View original postAn open and honest look at history might undermine the claims of the author and his ilk about the country being built on slavery, when the slave, and later Jim Crow, states were the poorest and most backward in the country. One can assert that those poverty-stricken states were deprived their share of New Deal money out of racism towards their large black (non-voting) populations, but the more probable explanation is that the purpose of the New Deal was much more inclined toward the re-election of its perpetrators, than alleviating any other problems, and thus the money was concentrating in the swing states. The South at the time was in no danger of voting Republican, as that was the party still popular with blacks, for both opposing slavery, and more recently, having anti-lynching planks in their national platform. Because of this one-sided political situation, the Democratic administration counted the South as well in its camp, and was more concerned with dispensing largess where it would help more in 1936 & 1940.

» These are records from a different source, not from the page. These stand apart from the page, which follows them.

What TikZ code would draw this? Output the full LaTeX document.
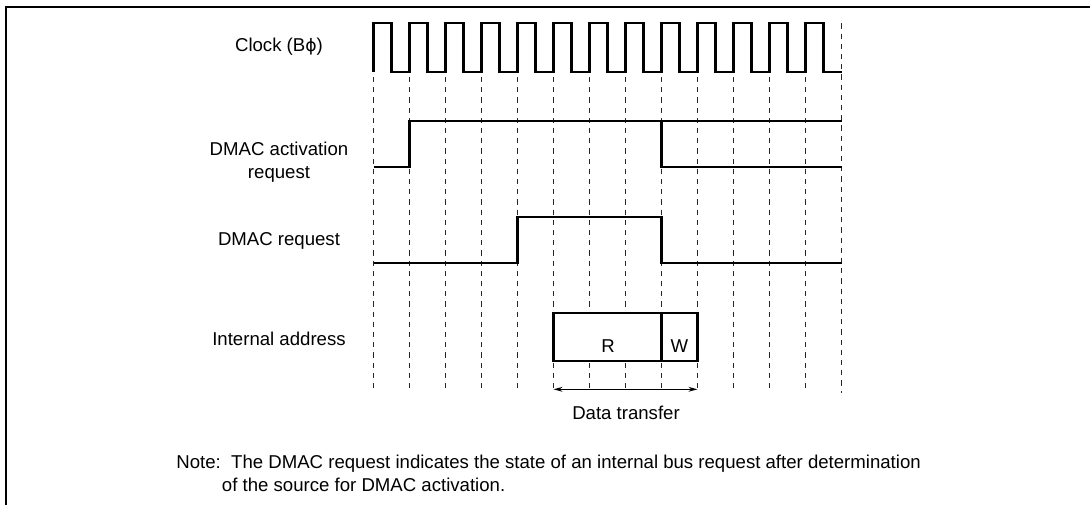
\documentclass[tikz,border=0pt]{standalone}
\usepackage{fontspec}
\setmainfont{Liberation Sans}
\newfontfamily\greekfont{DejaVu Sans}
\usetikzlibrary{arrows.meta}
\newcommand{\sigfont}{\fontsize{9.3}{11.2}\selectfont}
\tikzset{
  frameline/.style={line width=1pt},
  wave/.style={line width=1.05pt, line join=miter},
  gridline/.style={line width=0.45pt, black!85, dash pattern=on 2.6pt off 2.5pt},
  siglabel/.style={align=center, font=\sigfont, inner sep=0pt},
  xferarrow/.style={{Stealth[length=4.5pt,width=2.4pt]}-{Stealth[length=4.5pt,width=2.4pt]}, line width=0.55pt}
}

\begin{document}
\begin{tikzpicture}[x=0.5pt, y=-0.5pt]
  \useasboundingbox (0,0) rectangle (1090,505);
  % frame
  \draw[frameline] (6,505) -- (6,6.5) -- (1090,6.5);

  % time grid
  \foreach \k in {0,...,12}
    \draw[gridline] ({373.5+36*\k},77) -- ({373.5+36*\k},393);
  \draw[gridline] (841.5,23.3) -- (841.5,393);

  % signal names
  \node[siglabel] (clklbl) at (279,47) {Clock (B{\greekfont\fontsize{8.6}{10}\selectfont ϕ})};
  \node[siglabel] (actlbl) at (279,162) {DMAC activation\\request};
  \node[siglabel] (reqlbl) at (279,241) {DMAC request};
  \node[siglabel] (addrlbl) at (279,339) {Internal address};

  % clock
  \draw[wave] (373.5,71.7) \foreach \k in {0,...,12} { -- ++(0,-48.4) -- ++(18,0) -- ++(0,48.4) -- ++(18,0) };

  % DMAC activation request
  \draw[wave] (373.5,167.3) -- (409.5,167.3) -- (409.5,121) -- (841.5,121);
  \draw[wave] (661.5,121) -- (661.5,167.3) -- (841.5,167.3);

  % DMAC request
  \draw[wave] (373.5,263.3) -- (517.5,263.3) -- (517.5,216.7) -- (661.5,216.7)
    -- (661.5,263.3) -- (841.5,263.3);

  % internal address
  \draw[wave, fill=white] (553.5,312.7) rectangle (697.5,361);
  \draw[wave] (661.5,312.7) -- (661.5,361);
  \node[siglabel] (rlbl) at (608,346) {R};
  \node[siglabel] (wlbl) at (679.5,346) {W};

  % data transfer
  \coordinate (xferL) at (553.5,389.3);
  \coordinate (xferR) at (697.5,389.3);
  \draw[xferarrow] (xferL) -- (xferR);
  \node[siglabel] (xferlbl) at (626,413) {Data transfer};

  % note
  \node[siglabel, align=left, anchor=north west] (note) at (176,455)
    {Note:\ \ The DMAC request indicates the state of an internal bus request after determination\\
     \hspace*{2.45em}of the source for DMAC activation.};
\end{tikzpicture}
\end{document}
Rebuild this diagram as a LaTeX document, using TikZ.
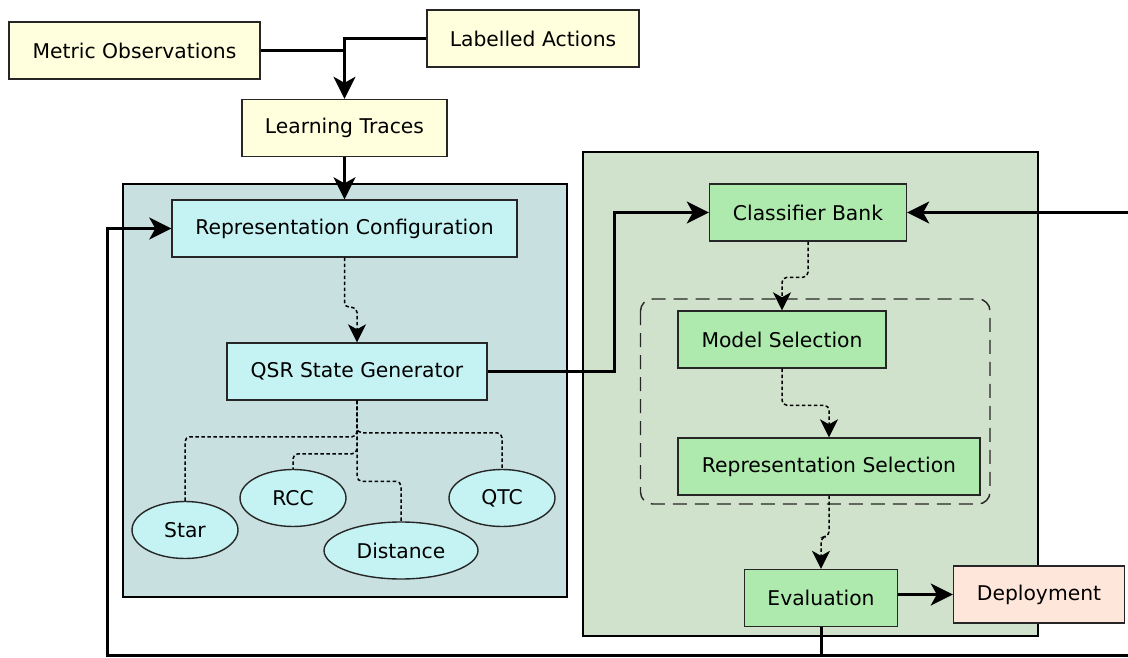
\documentclass[tikz,border=0pt]{standalone}
\usepackage{fontspec}
\setmainfont{DejaVu Sans}
\usetikzlibrary{arrows.meta,shapes.geometric}
\definecolor{inputfill}{RGB}{255,255,221}
\definecolor{qsrback}{RGB}{200,224,224}
\definecolor{qsrfill}{RGB}{197,243,243}
\definecolor{learnback}{RGB}{208,226,203}
\definecolor{learnfill}{RGB}{174,234,174}
\definecolor{deployfill}{RGB}{255,230,218}
\begin{document}
\begin{tikzpicture}[x=1pt, y=-1pt,
    box/.style={draw=black!85, line width=1.4pt, minimum height=57pt, inner sep=0pt, font=\fontsize{20.3}{24}\selectfont},
    inbox/.style={box, fill=inputfill},
    qsrbox/.style={box, fill=qsrfill},
    qsrleaf/.style={box, ellipse, fill=qsrfill},
    learnbox/.style={box, fill=learnfill},
    link/.style={line width=3pt},
    flow/.style={link, -{Stealth[length=22pt, width=22pt, inset=6pt]}},
    dots/.style={line width=1.5pt, dash pattern=on 3.5pt off 2.5pt, rounded corners=5pt},
    dotflow/.style={dots, -{Stealth[length=18pt, width=18pt, inset=5pt]}}]
    \useasboundingbox (0,0) rectangle (1128,658);

    \draw[line width=1.4pt, fill=qsrback] (123,184) rectangle (567,597);
    \draw[line width=1.4pt, fill=learnback] (583,152) rectangle (1038,636);
    \draw[line width=1.4pt, draw=black!85, dash pattern=on 14pt off 8pt, rounded corners=12pt] (640.5,299) rectangle (990,504);

    \node[inbox, minimum width=251pt] (MO) at (134.5,50.5) {Metric Observations};
    \node[inbox, minimum width=212pt] (LA) at (533,38.5) {Labelled Actions};
    \node[inbox, minimum width=205pt] (LT) at (344.5,128) {Learning Traces};

    \node[qsrbox, minimum width=345pt] (RC) at (344.5,228.5) {Representation Configuration};
    \node[qsrbox, minimum width=260pt] (QSR) at (357,371.5) {QSR State Generator};
    \node[qsrleaf, minimum width=106pt] (Star) at (185,530) {Star};
    \node[qsrleaf, minimum width=106pt] (RCC) at (293,498) {RCC};
    \node[qsrleaf, minimum width=154pt] (Dist) at (401,550.5) {Distance};
    \node[qsrleaf, minimum width=106pt] (QTC) at (502,498) {QTC};

    \node[learnbox, minimum width=197pt] (CB) at (808,212.5) {Classifier Bank};
    \node[learnbox, minimum width=208pt] (MS) at (782,339.5) {Model Selection};
    \node[learnbox, minimum width=302pt] (RS) at (829,466.5) {Representation Selection};
    \node[learnbox, minimum width=153pt] (Eval) at (821,598) {Evaluation};
    \node[box, fill=deployfill, minimum width=171pt] (Dep) at (1039,594.5) {Deployment};

    \coordinate (bl) at (107,655);
    \coordinate (br) at (1130,655);
    \coordinate (tr) at (1130,212.5);

    \draw[link] (MO.east) -- (MO.east -| LT.north);
    \draw[flow] (LA.west) -| (LT.north);
    \draw[flow] (LT.south) -- (RC.north);
    \draw[dotflow] (RC.south) |- ([yshift=35pt]QSR.north) -- (QSR.north);
    \draw[dots] (QSR.south) |- ([yshift=64pt]Star.north) -- (Star.north);
    \draw[dots] (QSR.south) |- ([yshift=15pt]RCC.north) -- (RCC.north);
    \draw[dots] (QSR.south) |- ([yshift=40pt]Dist.north) -- (Dist.north);
    \draw[dots] (QSR.south) |- ([yshift=36pt]QTC.north) -- (QTC.north);
    \draw[flow] (QSR.east) -- ++(127,0) |- (CB.west);
    \draw[flow] (tr) -- (CB.east);
    \draw[dotflow] (CB.south) |- ([yshift=33pt]MS.north) -- (MS.north);
    \draw[dotflow] (MS.south) |- ([yshift=32pt]RS.north) -- (RS.north);
    \draw[dotflow] (RS.south) |- ([yshift=32pt]Eval.north) -- (Eval.north);
    \draw[flow] (Eval.east |- Dep.west) -- (Dep.west);
    \draw[flow] (Eval.south) |- (bl) |- (RC.west);
    \draw[link] (Eval.south |- br) -- (br);
\end{tikzpicture}
\end{document}
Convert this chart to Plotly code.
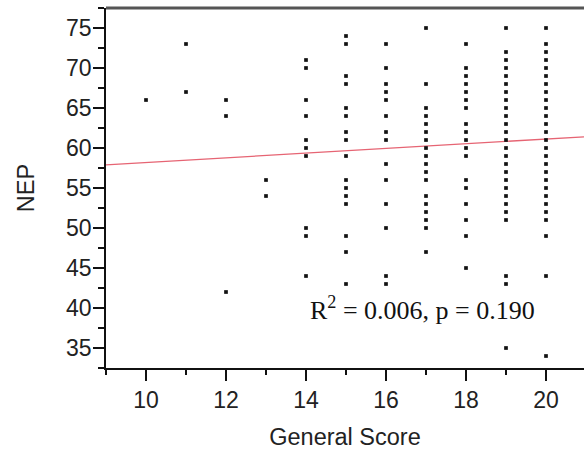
import plotly.graph_objects as go

# General Score (x) -> NEP values (y)
scores = [10, 11, 12, 13, 14, 15, 16, 17, 18, 19, 20]
nep_by_score = [
    [66],
    [73, 67],
    [66, 64, 42],
    [56, 54],
    [71, 70, 66, 64, 61, 60, 59, 50, 49, 44],
    [74, 73, 69, 68, 65, 64, 62, 61, 59, 56, 55, 54, 53, 49, 47, 43],
    [73, 70, 68, 67, 66, 64, 62, 61, 58, 56, 53, 50, 44, 43],
    [75, 68, 65, 64, 63, 62, 61, 60, 59, 58, 57, 56, 54, 53, 52, 51, 50, 47],
    [73, 70, 69, 68, 67, 66, 65, 63, 62, 61, 60, 59, 56, 55, 53, 51, 49, 45],
    [75, 72, 71, 70, 69, 68, 67, 66, 65, 64, 63, 62, 61, 60, 59, 58, 57, 56,
     55, 54, 53, 52, 51, 44, 43, 35],
    [75, 73, 72, 71, 70, 69, 68, 67, 66, 65, 64, 63, 62, 61, 60, 59, 58, 57,
     56, 55, 54, 53, 52, 51, 49, 44, 34],
]

# linear fit (intercept, slope)
fit_intercept = 55.26
fit_slope = 0.293
x_range = [9, 20.95]
y_range = [32.5, 77.5]
stats_text = "R<sup>2</sup> = 0.006, p = 0.190"

xs, ys = [], []
for s, vals in zip(scores, nep_by_score):
    for v in vals:
        xs.append(s)
        ys.append(v)

fig = go.Figure()
line_x = x_range
line_y = [fit_intercept + fit_slope * v for v in line_x]
fig.add_trace(go.Scatter(x=line_x, y=line_y, mode="lines",
                         line=dict(color="rgb(230,100,115)", width=1.3),
                         hoverinfo="skip", showlegend=False))
fig.add_trace(go.Scatter(x=xs, y=ys, mode="markers",
                         marker=dict(symbol="square", size=3.7, color="#111",
                                     line=dict(width=0)),
                         showlegend=False))

tick_font = dict(family="Liberation Sans, Arial, sans-serif", size=23, color="#222")
title_font = dict(family="Liberation Sans, Arial, sans-serif", size=23.5, color="#222")

fig.update_layout(
    width=584, height=452,
    margin=dict(l=106, r=0, t=8, b=84),
    paper_bgcolor="white", plot_bgcolor="white",
    font=tick_font,
    xaxis=dict(range=x_range, showgrid=False, zeroline=False,
               showline=True, linecolor="#111", linewidth=1.5,
               ticks="outside", ticklen=11, tickwidth=1.5, tickcolor="#111",
               tick0=10, dtick=2, tickfont=tick_font,
               minor=dict(ticks="outside", ticklen=5, tickwidth=1.5,
                          tickcolor="#111", dtick=1, tick0=9),
               title=dict(text="General Score", font=title_font, standoff=16)),
    yaxis=dict(range=y_range, showgrid=False, zeroline=False,
               showline=True, linecolor="#111", linewidth=1.5,
               ticks="outside", ticklen=11, tickwidth=1.5, tickcolor="#111",
               tick0=35, dtick=5, tickfont=tick_font, ticklabelstandoff=-3,
               minor=dict(ticks="outside", ticklen=6, tickwidth=1.5,
                          tickcolor="#111", dtick=2.5, tick0=32.5),
               title=dict(text="NEP", font=title_font, standoff=25)),
    shapes=[dict(type="line", xref="paper", yref="paper", x0=0, x1=1, y0=1, y1=1,
                 line=dict(color="#555", width=3))],
    annotations=[dict(text=stats_text, x=14.05, y=40.0, xref="x", yref="y",
                      xanchor="left", yanchor="middle", showarrow=False,
                      font=dict(family="Liberation Serif, Times New Roman, serif",
                                size=26, color="#111"))],
)

fig.write_html("out.html",
               config={"displayModeBar": False},
               post_script="document.body.style.margin='0';"
                           "document.body.style.overflow='hidden';")
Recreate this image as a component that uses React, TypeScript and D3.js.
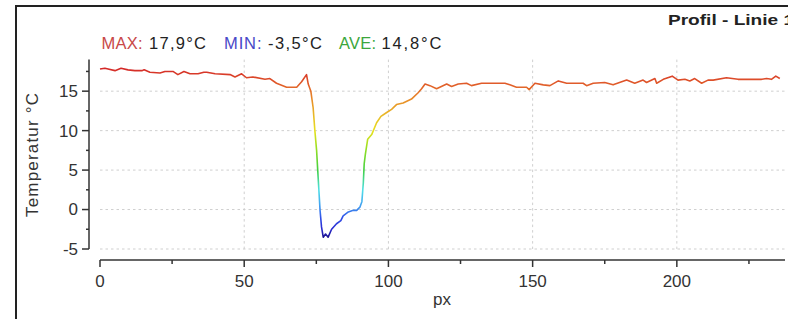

What you say about the New Deal makes sense, but as for the first part, I have my doubts. Firstly of course because slavery was much more widely spread in the beginning than just the states that still had it in 1860 (Wikipedia informs me that, ironically, for a while in the 1740s the only colony where slavery was illegal was Georgia - they legalized it in 1750). Secondly, the Southern states were poor and backward after the Civil War, yes - what with having lost so much of its infrastructure and having suffered such immense casualties. Before, not so much - sure, the industry was mostly in the North, but the cotton took up a huge share of American exports, and the free people in the South were prosperous enough. And thirdly, part of that Northern industry and wealth was based on slave-harvested cotton, or benefited from slavery in some other way (though as the article points out, the same can be said about the cotton-processing industries abroad that imported American cotton).
So okay, "built on" can never be defined objectively, but certainly slavery played a large role in building up the American economy, as well as a lesser but still significant role in the European economy through all the European traders who built their fortunes in the slave trade, or in industries that relied on cheap raw goods harvested/mined/... by slaves.